Stated task - Write out the material exactly, leaving every picture behind.

---------- Data section ----------

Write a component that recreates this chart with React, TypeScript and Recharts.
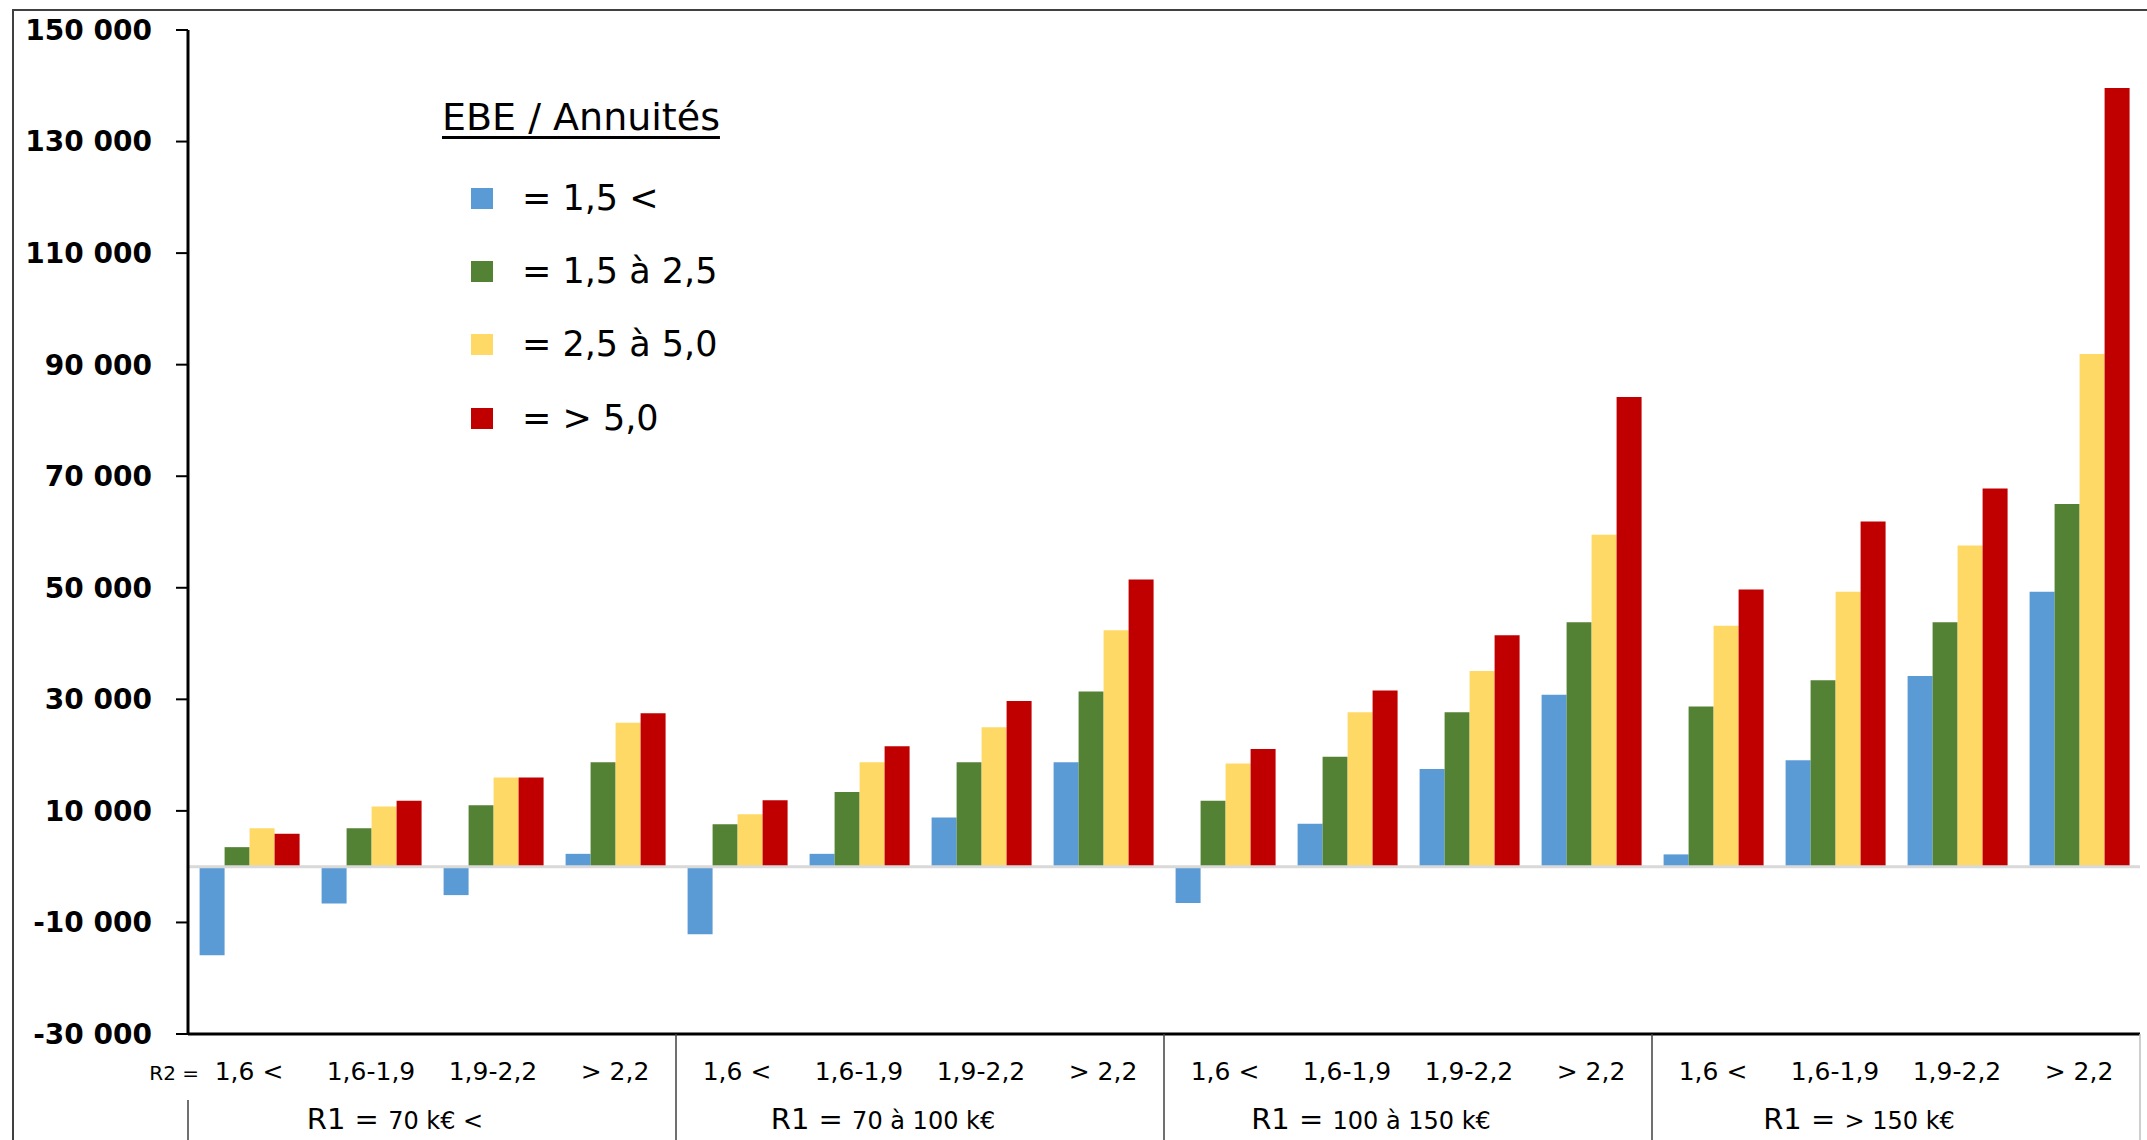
import React from 'react';
import { BarChart, Bar, XAxis, YAxis, ReferenceLine, Legend } from 'recharts';

// ---- data ----
const r2Labels = ['1,6 <', '1,6-1,9', '1,9-2,2', '> 2,2'];
const r1Groups = ['70 k€ <', '70 à 100 k€', '100  à 150 k€', '> 150 k€'];
const yTicks = [-30000, -10000, 10000, 30000, 50000, 70000, 90000, 110000, 130000, 150000];
const seriesNames = ['= 1,5 <', '= 1,5 à 2,5', '= 2,5 à 5,0', '= > 5,0'];
const seriesColors = ['#5B9BD5', '#548235', '#FFD966', '#C00000'];
const legendTitle = 'EBE / Annuités';

const ratioLow = [-15900, -6600, -5100, 2300, -12100, 2300, 8800, 18700, -6500, 7700, 17500, 30800, 2200, 19100, 34200, 49300];
const ratioMid = [3500, 6900, 11000, 18700, 7600, 13400, 18700, 31400, 11800, 19700, 27700, 43800, 28700, 33400, 43800, 65000];
const ratioHigh = [6900, 10800, 16000, 25800, 9400, 18700, 25000, 42400, 18500, 27700, 35100, 59500, 43200, 49300, 57600, 91900];
const ratioTop = [5900, 11800, 16000, 27500, 11900, 21600, 29700, 51500, 21100, 31600, 41500, 84200, 49700, 61900, 67800, 139600];

const seriesValues = [ratioLow, ratioMid, ratioHigh, ratioTop];
const seriesKeys = ['s1', 's2', 's3', 's4'];

const data = r1Groups.flatMap((g, gi) =>
  r2Labels.map((r, ri) => {
    const i = gi * 4 + ri;
    const row: any = { r2: r, r1: g };
    seriesKeys.forEach((k, si) => (row[k] = seriesValues[si][i]));
    return row;
  })
);

// ---- layout ----
const FONT = '"DejaVu Sans", sans-serif';
const W = 2139;
const H = 1132;
const M = { top: 22, right: 7, left: 0, bottom: 0 };
const YW = 180;
const XH = 106;
const PLOT_W = W - M.left - M.right - YW;
const BAND = PLOT_W / data.length;

const fmt = (v: number) => {
  const s = Math.abs(v)
    .toString()
    .replace(/\B(?=(\d{3})+(?!\d))/g, ' ');
  return (v < 0 ? '-' : '') + s;
};

function XTick(props: any) {
  const { x, y, payload, index } = props;
  const half = BAND / 2;
  const els: any[] = [];
  els.push(
    <text key="t" x={x} y={y + 46} textAnchor="middle" fontSize={25} fill="#000" fontFamily={FONT}>
      {payload.value}
    </text>
  );
  if (index === 0) {
    els.push(
      <text key="r2" x={x - 50} y={y + 46} textAnchor="end" fontSize={20} fill="#000" fontFamily={FONT}>
        R2 =
      </text>
    );
  }
  if (index % 4 === 0) {
    const gi = Math.floor(index / 4);
    els.push(
      <line key="sep" x1={x - half} x2={x - half} y1={index === 0 ? y + 66 : y} y2={y + 112} stroke="#404040" strokeWidth={1.5} />
    );
    els.push(
      <text key="g" x={x - half + 2 * BAND - 37} y={y + 95} textAnchor="middle" fill="#000" fontFamily={FONT}>
        <tspan fontSize={29}>R1 = </tspan>
        <tspan fontSize={24}>{r1Groups[gi]}</tspan>
      </text>
    );
  }
  if (index === data.length - 1) {
    els.push(
      <line key="sepR" x1={x + half} x2={x + half} y1={y} y2={y + 112} stroke="#bfbfbf" strokeWidth={1.5} />
    );
  }
  return <g>{els}</g>;
}

function LegendContent(props: any) {
  const payload = props.payload || [];
  const rowCenters = [110, 183, 256, 330];
  return (
    <div style={{ position: 'relative', width: 420, height: 360, fontFamily: FONT, color: '#000' }}>
      <div
        style={{
          position: 'absolute',
          left: 1,
          top: 10,
          fontSize: 38,
          lineHeight: '38px',
          textDecoration: 'underline',
          textUnderlineOffset: 6,
          whiteSpace: 'nowrap',
        }}
      >
        {legendTitle}
      </div>
      {payload.map((p: any, i: number) => (
        <div
          key={i}
          style={{
            position: 'absolute',
            left: 30,
            top: rowCenters[i] - 18,
            height: 36,
            display: 'flex',
            alignItems: 'center',
            whiteSpace: 'nowrap',
          }}
        >
          <div style={{ width: 22, height: 21, background: p.color }} />
          <div style={{ marginLeft: 29, fontSize: 35, lineHeight: '36px' }}>{p.value}</div>
        </div>
      ))}
    </div>
  );
}

export default function App() {
  return (
    <div
      style={{
        position: 'absolute',
        left: 8,
        top: 8,
        width: W,
        height: H,
        overflow: 'hidden',
        background: '#fff',
        fontFamily: FONT,
      }}
    >
      <div
        style={{
          position: 'absolute',
          left: 4,
          top: 1,
          width: W + 20,
          height: H + 20,
          border: '2px solid #404040',
          boxSizing: 'border-box',
          pointerEvents: 'none',
        }}
      />
      <BarChart width={W} height={H} data={data} margin={M} barCategoryGap="9.5%" barGap={0}>
        <XAxis
          dataKey="r2"
          height={XH}
          interval={0}
          tickSize={0}
          tickMargin={0}
          tickLine={false}
          axisLine={{ stroke: '#000', strokeWidth: 3 }}
          tick={<XTick />}
        />
        <XAxis
          xAxisId="top"
          dataKey="r2"
          orientation="top"
          height={0}
          tick={false}
          tickLine={false}
          axisLine={{ stroke: '#000', strokeWidth: 3 }}
        />
        <YAxis
          width={YW}
          domain={[-30000, 150000]}
          ticks={yTicks}
          interval={0}
          allowDataOverflow
          tickFormatter={fmt}
          tickSize={12}
          tickMargin={24}
          tickLine={{ stroke: '#000', strokeWidth: 2 }}
          axisLine={{ stroke: '#000', strokeWidth: 3 }}
          tick={{ fontSize: 28, fontWeight: 'bold', fill: '#000', fontFamily: FONT }}
        />
        <YAxis
          yAxisId="right"
          orientation="right"
          width={0}
          domain={[-30000, 150000]}
          tick={false}
          tickLine={false}
          axisLine={{ stroke: '#000', strokeWidth: 3 }}
        />
        <Legend
          layout="horizontal"
          verticalAlign="middle"
          align="center"
          wrapperStyle={{ left: 433, top: 80, width: 420, height: 360 }}
          content={<LegendContent />}
        />
        {seriesKeys.map((k, i) => (
          <Bar key={k} dataKey={k} name={seriesNames[i]} fill={seriesColors[i]} isAnimationActive={false} />
        ))}
        <ReferenceLine y={0} stroke="#d9d9d9" strokeWidth={3} />
      </BarChart>
    </div>
  );
}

----------

Written response -
Write a component that recreates this chart with React, TypeScript and Recharts.
import React from 'react';
import { BarChart, Bar, XAxis, YAxis, ReferenceLine, Legend } from 'recharts';

// ---- data ----
const r2Labels = ['1,6 <', '1,6-1,9', '1,9-2,2', '> 2,2'];
const r1Groups = ['70 k€ <', '70 à 100 k€', '100  à 150 k€', '> 150 k€'];
const yTicks = [-30000, -10000, 10000, 30000, 50000, 70000, 90000, 110000, 130000, 150000];
const seriesNames = ['= 1,5 <', '= 1,5 à 2,5', '= 2,5 à 5,0', '= > 5,0'];
const seriesColors = ['#5B9BD5', '#548235', '#FFD966', '#C00000'];
const legendTitle = 'EBE / Annuités';

const ratioLow = [-15900, -6600, -5100, 2300, -12100, 2300, 8800, 18700, -6500, 7700, 17500, 30800, 2200, 19100, 34200, 49300];
const ratioMid = [3500, 6900, 11000, 18700, 7600, 13400, 18700, 31400, 11800, 19700, 27700, 43800, 28700, 33400, 43800, 65000];
const ratioHigh = [6900, 10800, 16000, 25800, 9400, 18700, 25000, 42400, 18500, 27700, 35100, 59500, 43200, 49300, 57600, 91900];
const ratioTop = [5900, 11800, 16000, 27500, 11900, 21600, 29700, 51500, 21100, 31600, 41500, 84200, 49700, 61900, 67800, 139600];

const seriesValues = [ratioLow, ratioMid, ratioHigh, ratioTop];
const seriesKeys = ['s1', 's2', 's3', 's4'];

const data = r1Groups.flatMap((g, gi) =>
  r2Labels.map((r, ri) => {
    const i = gi * 4 + ri;
    const row: any = { r2: r, r1: g };
    seriesKeys.forEach((k, si) => (row[k] = seriesValues[si][i]));
    return row;
  })
);

// ---- layout ----
const FONT = '"DejaVu Sans", sans-serif';
const W = 2139;
const H = 1132;
const M = { top: 22, right: 7, left: 0, bottom: 0 };
const YW = 180;
const XH = 106;
const PLOT_W = W - M.left - M.right - YW;
const BAND = PLOT_W / data.length;

const fmt = (v: number) => {
  const s = Math.abs(v)
    .toString()
    .replace(/\B(?=(\d{3})+(?!\d))/g, ' ');
  return (v < 0 ? '-' : '') + s;
};

function XTick(props: any) {
  const { x, y, payload, index } = props;
  const half = BAND / 2;
  const els: any[] = [];
  els.push(
    <text key="t" x={x} y={y + 46} textAnchor="middle" fontSize={25} fill="#000" fontFamily={FONT}>
      {payload.value}
    </text>
  );
  if (index === 0) {
    els.push(
      <text key="r2" x={x - 50} y={y + 46} textAnchor="end" fontSize={20} fill="#000" fontFamily={FONT}>
        R2 =
      </text>
    );
  }
  if (index % 4 === 0) {
    const gi = Math.floor(index / 4);
    els.push(
      <line key="sep" x1={x - half} x2={x - half} y1={index === 0 ? y + 66 : y} y2={y + 112} stroke="#404040" strokeWidth={1.5} />
    );
    els.push(
      <text key="g" x={x - half + 2 * BAND - 37} y={y + 95} textAnchor="middle" fill="#000" fontFamily={FONT}>
        <tspan fontSize={29}>R1 = </tspan>
        <tspan fontSize={24}>{r1Groups[gi]}</tspan>
      </text>
    );
  }
  if (index === data.length - 1) {
    els.push(
      <line key="sepR" x1={x + half} x2={x + half} y1={y} y2={y + 112} stroke="#bfbfbf" strokeWidth={1.5} />
    );
  }
  return <g>{els}</g>;
}

function LegendContent(props: any) {
  const payload = props.payload || [];
  const rowCenters = [110, 183, 256, 330];
  return (
    <div style={{ position: 'relative', width: 420, height: 360, fontFamily: FONT, color: '#000' }}>
      <div
        style={{
          position: 'absolute',
          left: 1,
          top: 10,
          fontSize: 38,
          lineHeight: '38px',
          textDecoration: 'underline',
          textUnderlineOffset: 6,
          whiteSpace: 'nowrap',
        }}
      >
        {legendTitle}
      </div>
      {payload.map((p: any, i: number) => (
        <div
          key={i}
          style={{
            position: 'absolute',
            left: 30,
            top: rowCenters[i] - 18,
            height: 36,
            display: 'flex',
            alignItems: 'center',
            whiteSpace: 'nowrap',
          }}
        >
          <div style={{ width: 22, height: 21, background: p.color }} />
          <div style={{ marginLeft: 29, fontSize: 35, lineHeight: '36px' }}>{p.value}</div>
        </div>
      ))}
    </div>
  );
}

export default function App() {
  return (
    <div
      style={{
        position: 'absolute',
        left: 8,
        top: 8,
        width: W,
        height: H,
        overflow: 'hidden',
        background: '#fff',
        fontFamily: FONT,
      }}
    >
      <div
        style={{
          position: 'absolute',
          left: 4,
          top: 1,
          width: W + 20,
          height: H + 20,
          border: '2px solid #404040',
          boxSizing: 'border-box',
          pointerEvents: 'none',
        }}
      />
      <BarChart width={W} height={H} data={data} margin={M} barCategoryGap="9.5%" barGap={0}>
        <XAxis
          dataKey="r2"
          height={XH}
          interval={0}
          tickSize={0}
          tickMargin={0}
          tickLine={false}
          axisLine={{ stroke: '#000', strokeWidth: 3 }}
          tick={<XTick />}
        />
        <XAxis
          xAxisId="top"
          dataKey="r2"
          orientation="top"
          height={0}
          tick={false}
          tickLine={false}
          axisLine={{ stroke: '#000', strokeWidth: 3 }}
        />
        <YAxis
          width={YW}
          domain={[-30000, 150000]}
          ticks={yTicks}
          interval={0}
          allowDataOverflow
          tickFormatter={fmt}
          tickSize={12}
          tickMargin={24}
          tickLine={{ stroke: '#000', strokeWidth: 2 }}
          axisLine={{ stroke: '#000', strokeWidth: 3 }}
          tick={{ fontSize: 28, fontWeight: 'bold', fill: '#000', fontFamily: FONT }}
        />
        <YAxis
          yAxisId="right"
          orientation="right"
          width={0}
          domain={[-30000, 150000]}
          tick={false}
          tickLine={false}
          axisLine={{ stroke: '#000', strokeWidth: 3 }}
        />
        <Legend
          layout="horizontal"
          verticalAlign="middle"
          align="center"
          wrapperStyle={{ left: 433, top: 80, width: 420, height: 360 }}
          content={<LegendContent />}
        />
        {seriesKeys.map((k, i) => (
          <Bar key={k} dataKey={k} name={seriesNames[i]} fill={seriesColors[i]} isAnimationActive={false} />
        ))}
        <ReferenceLine y={0} stroke="#d9d9d9" strokeWidth={3} />
      </BarChart>
    </div>
  );
}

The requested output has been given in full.